▶ [TASK GOAL]: Retype exactly what runs from the first line of the data to the line with "const yTicks = [0, 100, 200, 300, 400, 500, 600];", keeping both of those lines and skipping pictures.

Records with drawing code
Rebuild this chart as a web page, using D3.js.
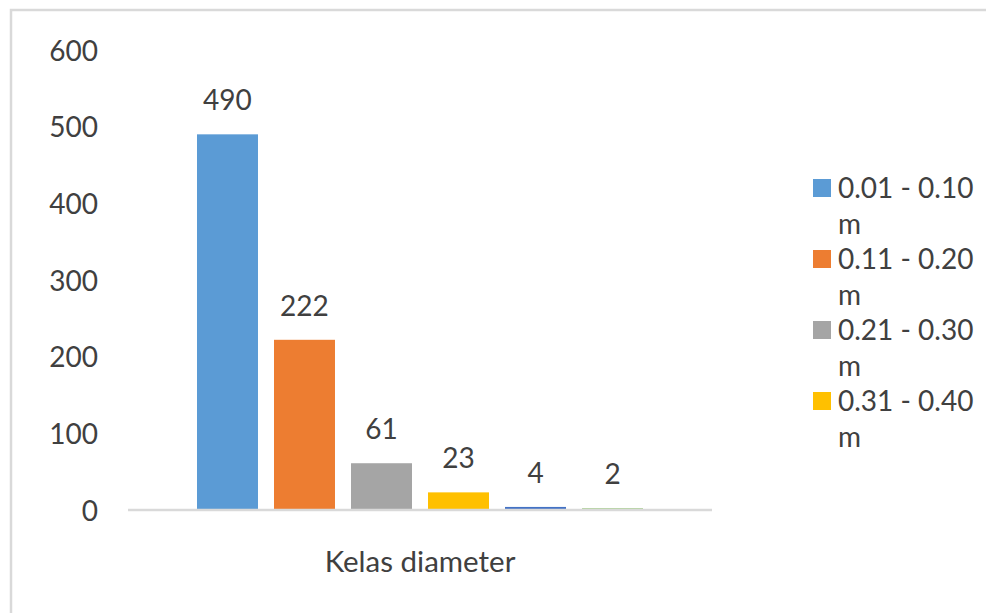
<!DOCTYPE html>
<html>
<head>
<meta charset="utf-8">
<script src="https://cdn.jsdelivr.net/npm/d3@7"></script>
<style>
  body { margin: 0; background: #fff; }
  text { font-family: Lato, "Open Sans", sans-serif; fill: #404040; }
</style>
</head>
<body>
<svg id="chart" width="986" height="613"></svg>
<script>
// data
const category = "Kelas diameter";
const values = [490, 222, 61, 23, 4, 2];
const colors = ["#5B9BD5", "#ED7D31", "#A5A5A5", "#FFC000", "#4472C4", "#70AD47"];
const legendLabels = ["0.01 - 0.10", "0.11 - 0.20", "0.21 - 0.30", "0.31 - 0.40"];
const yTicks = [0, 100, 200, 300, 400, 500, 600];

const fontSize = "28px";
const svg = d3.select("#chart");

// outer frame (only top and left edges show in the picture)
svg.append("rect")
  .attr("x", 11).attr("y", 10)
  .attr("width", 1000).attr("height", 700)
  .attr("fill", "none")
  .attr("stroke", "#d9d9d9")
  .attr("stroke-width", 2.5);

const plotLeft = 128, plotRight = 712;
const yScale = d3.scaleLinear().domain([0, 600]).range([510, 50]);

// one category, six series side by side
const x0 = d3.scaleBand().domain([category]).range([plotLeft, plotRight])
  .paddingInner(0).paddingOuter(0.132);
const x1 = d3.scaleBand().domain(d3.range(values.length))
  .range([0, x0.bandwidth()])
  .paddingInner(0.208).paddingOuter(0.104);

// y axis labels, no line, no ticks
const yAxis = svg.append("g")
  .attr("transform", "translate(98,0)")
  .call(d3.axisLeft(yScale).tickValues(yTicks).tickSize(0).tickPadding(0));
yAxis.select(".domain").remove();
yAxis.selectAll(".tick text")
  .style("font-size", fontSize)
  .attr("fill", "#595959")
  .attr("dy", "0.36em");

const g = svg.append("g").attr("transform", "translate(" + x0(category) + ",0)");

g.selectAll("rect.bar")
  .data(values)
  .enter()
  .append("rect")
  .attr("class", "bar")
  .attr("x", (d, i) => x1(i))
  .attr("y", d => yScale(d))
  .attr("width", x1.bandwidth())
  .attr("height", d => yScale(0) - yScale(d))
  .attr("fill", (d, i) => colors[i]);

// value labels
g.selectAll("text.val")
  .data(values)
  .enter()
  .append("text")
  .attr("class", "val")
  .attr("x", (d, i) => x1(i) + x1.bandwidth() / 2)
  .attr("y", d => yScale(d) - 24)
  .attr("text-anchor", "middle")
  .style("font-size", fontSize)
  .text(d => d);

// category axis line, drawn over the bars
const xAxis = svg.append("g")
  .attr("transform", "translate(0," + yScale(0) + ")")
  .call(d3.axisBottom(x0).tickSize(0).tickPadding(0));
xAxis.select(".domain")
  .attr("stroke", "#d9d9d9")
  .attr("stroke-width", 2.5)
  .attr("d", "M" + plotLeft + ",0H" + plotRight);
xAxis.selectAll(".tick text")
  .attr("y", 62)
  .attr("dy", 0)
  .style("font-size", "29.5px")
  .attr("fill", "#595959");

// legend, each label wraps onto a second line "m"
const legend = svg.append("g").attr("transform", "translate(813,188)");
const item = legend.selectAll("g")
  .data(legendLabels)
  .enter()
  .append("g")
  .attr("transform", (d, i) => "translate(0," + i * 71 + ")");

item.append("rect")
  .attr("x", 0).attr("y", -9)
  .attr("width", 18).attr("height", 18)
  .attr("fill", (d, i) => colors[i]);

const lt = item.append("text")
  .attr("x", 25)
  .attr("y", 10)
  .style("font-size", fontSize)
  .attr("fill", "#595959");
lt.append("tspan").text(d => d);
lt.append("tspan").attr("x", 25).attr("dy", 36).text("m");
</script>
</body>
</html>
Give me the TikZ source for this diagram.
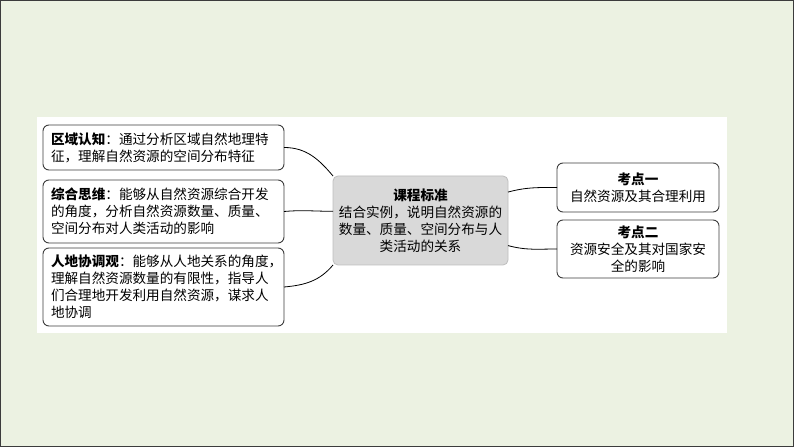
\documentclass[tikz,border=0pt]{standalone}
\usepackage{fontspec}
\setmainfont{Noto Sans CJK SC}
\usetikzlibrary{
  calc,
  positioning
}
\definecolor{slidebg}{RGB}{236,242,226}
\definecolor{corefill}{RGB}{217,217,217}
\definecolor{coreline}{RGB}{190,190,190}
\definecolor{boxline}{RGB}{60,60,60}
\tikzset{
  % For the outer boxes.
  topic box/.style={
    draw=boxline,
    line width=0.9pt,
    rounded corners=6pt,
    fill=white,
    anchor=north west,
    inner xsep=8pt,
    inner ysep=3pt,
    outer sep=0pt,
    font=\fontsize{13.6}{17}\selectfont},
%
  % For the central box.
  core box/.style={
    draw=coreline,
    line width=0.8pt,
    rounded corners=5pt,
    fill=corefill,
    anchor=north west,
    align=center,
    inner sep=0pt,
    outer sep=0pt,
    font=\fontsize{13.6}{17}\selectfont},
%
  % For connecting curves.
  link/.style={
    line width=0.8pt,
    black},
}

\begin{document}
\begin{tikzpicture}[x=1pt,y=1pt]
  \useasboundingbox (0,0) rectangle (794,447);
  \fill[slidebg] (0,0) rectangle (794,447);
  \draw[boxline,line width=1pt] (0.5,0.5) rectangle (793.5,446.5);
  \fill[white] (37,114) rectangle (727,330);

  \node[topic box, text width=225pt, minimum height=45pt, align=left] (areaA) at (43,322)
    {\textbf{区域认知}：通过分析区域自然地理特\\征，理解自然资源的空间分布特征};
  \node[topic box, text width=225pt, minimum height=63pt, align=left] (areaB) at (43,267)
    {\textbf{综合思维}：能够从自然资源综合开发\\的角度，分析自然资源数量、质量、\\空间分布对人类活动的影响};
  \node[topic box, text width=225pt, minimum height=78pt, align=left] (areaC) at (43,199)
    {\textbf{人地协调观}：能够从人地关系的角度，\\理解自然资源数量的有限性，指导人\\们合理地开发利用自然资源，谋求人\\地协调};

  \node[core box, minimum width=175pt, minimum height=89pt] (core) at (333,271)
    {\textbf{课程标准}\\结合实例，说明自然资源的\\数量、质量、空间分布与人\\类活动的关系};

  \node[topic box, text width=146pt, minimum height=49pt, align=center] (pointA) at (557,284)
    {\textbf{考点一}\\自然资源及其合理利用};
  \node[topic box, text width=146pt, minimum height=58pt, align=center] (pointB) at (557,227)
    {\textbf{考点二}\\资源安全及其对国家安\\全的影响};

  \draw[link] (areaA.east) to[out=0,in=130] (core.north west);
  \draw[link] (areaB.east) to[out=5,in=180] (core.174);
  \draw[link] (areaC.east) to[out=5,in=-130] (core.south west);
  \draw[link] (core.18) to[out=15,in=180] (pointA.west);
  \draw[link] (core.-16) to[out=-15,in=180] (pointB.west);
\end{tikzpicture}
\end{document}
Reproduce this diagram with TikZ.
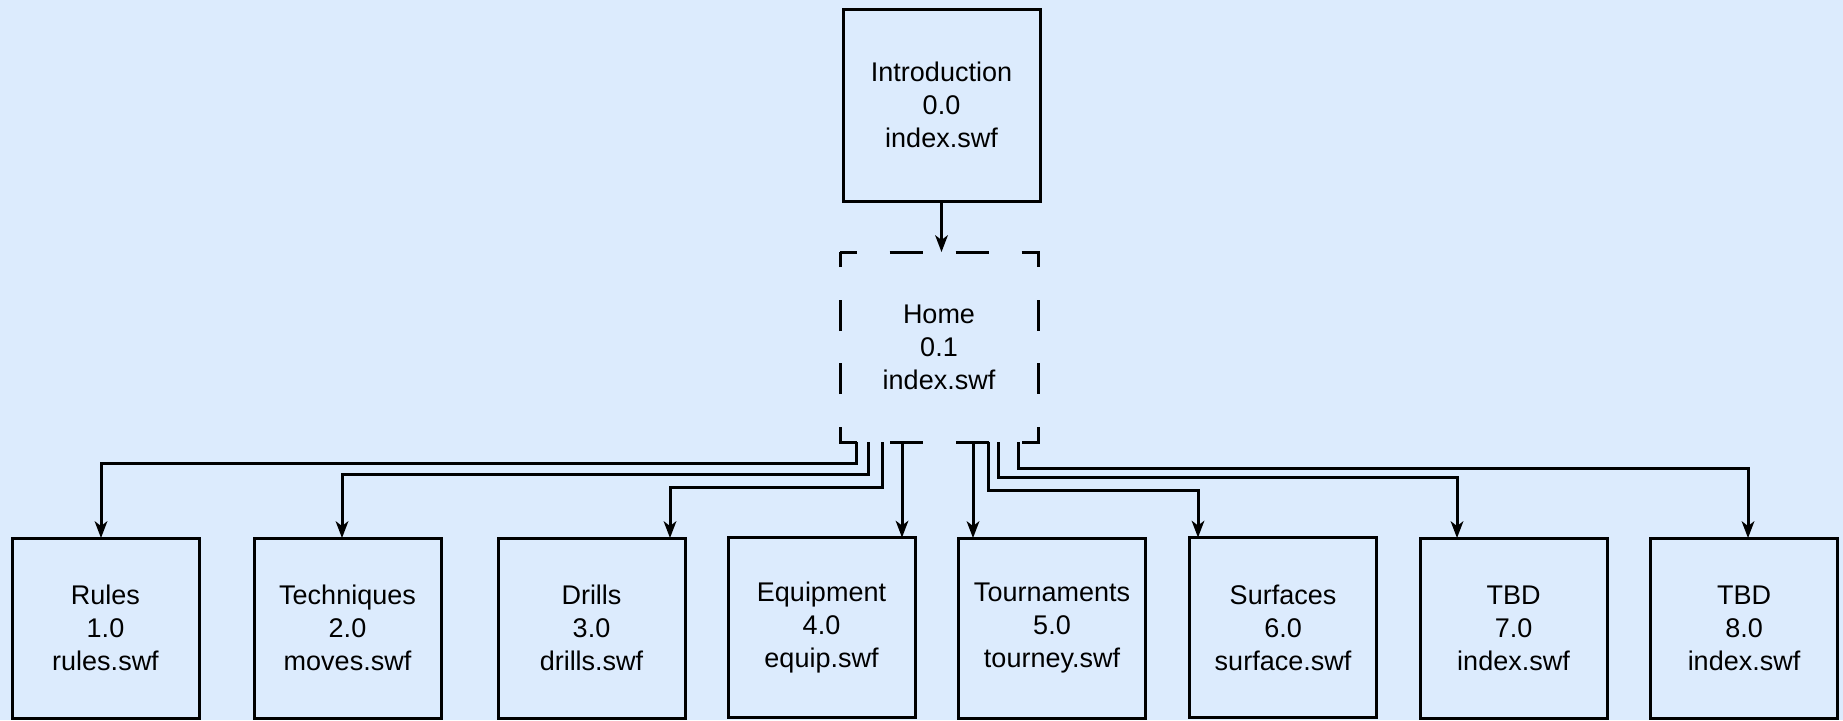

▶ [CORRECT ANSWER]:
Rebuild this chart as a web page, using D3.js.
<!DOCTYPE html>
<html>
<head>
<meta charset="utf-8">
<script src="https://cdn.jsdelivr.net/npm/d3@7"></script>
<style>
  body { margin: 0; background: #fff; }
  text { font-family: Lato, "Open Sans", sans-serif; fill: #404040; }
</style>
</head>
<body>
<svg id="chart" width="986" height="613"></svg>
<script>
// data
const category = "Kelas diameter";
const values = [490, 222, 61, 23, 4, 2];
const colors = ["#5B9BD5", "#ED7D31", "#A5A5A5", "#FFC000", "#4472C4", "#70AD47"];
const legendLabels = ["0.01 - 0.10", "0.11 - 0.20", "0.21 - 0.30", "0.31 - 0.40"];
const yTicks = [0, 100, 200, 300, 400, 500, 600];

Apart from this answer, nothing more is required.